--- start Available data ---

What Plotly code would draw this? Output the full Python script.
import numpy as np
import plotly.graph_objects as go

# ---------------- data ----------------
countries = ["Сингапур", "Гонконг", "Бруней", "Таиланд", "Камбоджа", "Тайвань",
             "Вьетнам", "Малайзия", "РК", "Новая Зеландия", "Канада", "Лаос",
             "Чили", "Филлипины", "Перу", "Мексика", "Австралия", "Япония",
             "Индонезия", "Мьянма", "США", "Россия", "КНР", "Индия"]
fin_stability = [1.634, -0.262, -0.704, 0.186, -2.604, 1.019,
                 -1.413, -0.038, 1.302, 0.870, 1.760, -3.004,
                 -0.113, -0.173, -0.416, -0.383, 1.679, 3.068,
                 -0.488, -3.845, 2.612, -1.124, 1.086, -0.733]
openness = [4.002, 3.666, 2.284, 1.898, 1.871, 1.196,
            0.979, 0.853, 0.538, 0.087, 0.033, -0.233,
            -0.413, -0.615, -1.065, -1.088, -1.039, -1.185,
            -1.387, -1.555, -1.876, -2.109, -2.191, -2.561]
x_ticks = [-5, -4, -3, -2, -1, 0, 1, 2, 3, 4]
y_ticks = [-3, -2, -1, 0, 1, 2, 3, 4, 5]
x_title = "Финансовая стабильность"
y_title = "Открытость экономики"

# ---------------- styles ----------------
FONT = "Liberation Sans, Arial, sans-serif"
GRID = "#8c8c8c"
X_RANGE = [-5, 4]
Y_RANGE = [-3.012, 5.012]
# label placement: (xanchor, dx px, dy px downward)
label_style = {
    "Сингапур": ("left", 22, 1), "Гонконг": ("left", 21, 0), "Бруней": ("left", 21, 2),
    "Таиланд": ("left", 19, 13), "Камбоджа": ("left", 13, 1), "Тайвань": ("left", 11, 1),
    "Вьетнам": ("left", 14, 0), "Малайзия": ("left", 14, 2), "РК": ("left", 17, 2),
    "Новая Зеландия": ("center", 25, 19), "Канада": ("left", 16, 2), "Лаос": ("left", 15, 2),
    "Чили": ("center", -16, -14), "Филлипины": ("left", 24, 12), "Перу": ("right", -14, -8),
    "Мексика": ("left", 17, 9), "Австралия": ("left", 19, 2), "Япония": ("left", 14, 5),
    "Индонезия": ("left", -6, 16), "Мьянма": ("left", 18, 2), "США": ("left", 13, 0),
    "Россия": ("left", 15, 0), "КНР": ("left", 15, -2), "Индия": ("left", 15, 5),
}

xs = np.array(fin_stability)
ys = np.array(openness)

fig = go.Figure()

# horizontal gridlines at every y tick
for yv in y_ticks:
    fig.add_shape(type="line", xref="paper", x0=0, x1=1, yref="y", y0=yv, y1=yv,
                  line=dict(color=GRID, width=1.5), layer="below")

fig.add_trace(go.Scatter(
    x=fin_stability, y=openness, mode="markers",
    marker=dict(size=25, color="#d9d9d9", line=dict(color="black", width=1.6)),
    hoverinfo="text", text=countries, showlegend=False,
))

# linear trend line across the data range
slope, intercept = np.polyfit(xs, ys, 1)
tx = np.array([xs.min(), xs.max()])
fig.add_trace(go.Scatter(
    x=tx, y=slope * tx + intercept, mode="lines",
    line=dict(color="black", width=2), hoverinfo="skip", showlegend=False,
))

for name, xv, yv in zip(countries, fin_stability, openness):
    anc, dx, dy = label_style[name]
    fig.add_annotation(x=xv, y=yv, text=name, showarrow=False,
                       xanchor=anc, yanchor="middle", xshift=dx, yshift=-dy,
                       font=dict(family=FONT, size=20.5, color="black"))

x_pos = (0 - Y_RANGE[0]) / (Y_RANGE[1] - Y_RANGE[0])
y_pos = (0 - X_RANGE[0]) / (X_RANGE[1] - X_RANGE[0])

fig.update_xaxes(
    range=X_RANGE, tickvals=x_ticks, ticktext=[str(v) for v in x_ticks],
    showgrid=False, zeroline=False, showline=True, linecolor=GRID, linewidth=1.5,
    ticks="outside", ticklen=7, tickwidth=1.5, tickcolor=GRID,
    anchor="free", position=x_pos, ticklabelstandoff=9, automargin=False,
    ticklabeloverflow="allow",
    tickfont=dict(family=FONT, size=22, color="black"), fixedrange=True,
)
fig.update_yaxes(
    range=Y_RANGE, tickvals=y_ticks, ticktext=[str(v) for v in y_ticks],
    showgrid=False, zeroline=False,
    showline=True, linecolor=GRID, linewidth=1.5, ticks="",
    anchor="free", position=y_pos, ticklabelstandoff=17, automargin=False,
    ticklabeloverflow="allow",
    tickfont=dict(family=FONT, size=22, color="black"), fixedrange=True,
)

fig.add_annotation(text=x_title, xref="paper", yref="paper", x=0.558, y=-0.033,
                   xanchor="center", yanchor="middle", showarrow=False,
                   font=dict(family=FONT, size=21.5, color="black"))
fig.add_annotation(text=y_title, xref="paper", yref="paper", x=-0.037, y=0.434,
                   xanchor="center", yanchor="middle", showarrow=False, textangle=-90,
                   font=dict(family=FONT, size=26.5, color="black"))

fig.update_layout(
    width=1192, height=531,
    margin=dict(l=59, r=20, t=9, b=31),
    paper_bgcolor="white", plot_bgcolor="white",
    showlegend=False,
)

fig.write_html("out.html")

--- end Available data ---

### What is expected
Take the lines above from the first through the one containing "import plotly.graph_objects as go" and reproduce them exactly; include nothing else.

### Exercise result
What Plotly code would draw this? Output the full Python script.
import numpy as np
import plotly.graph_objects as go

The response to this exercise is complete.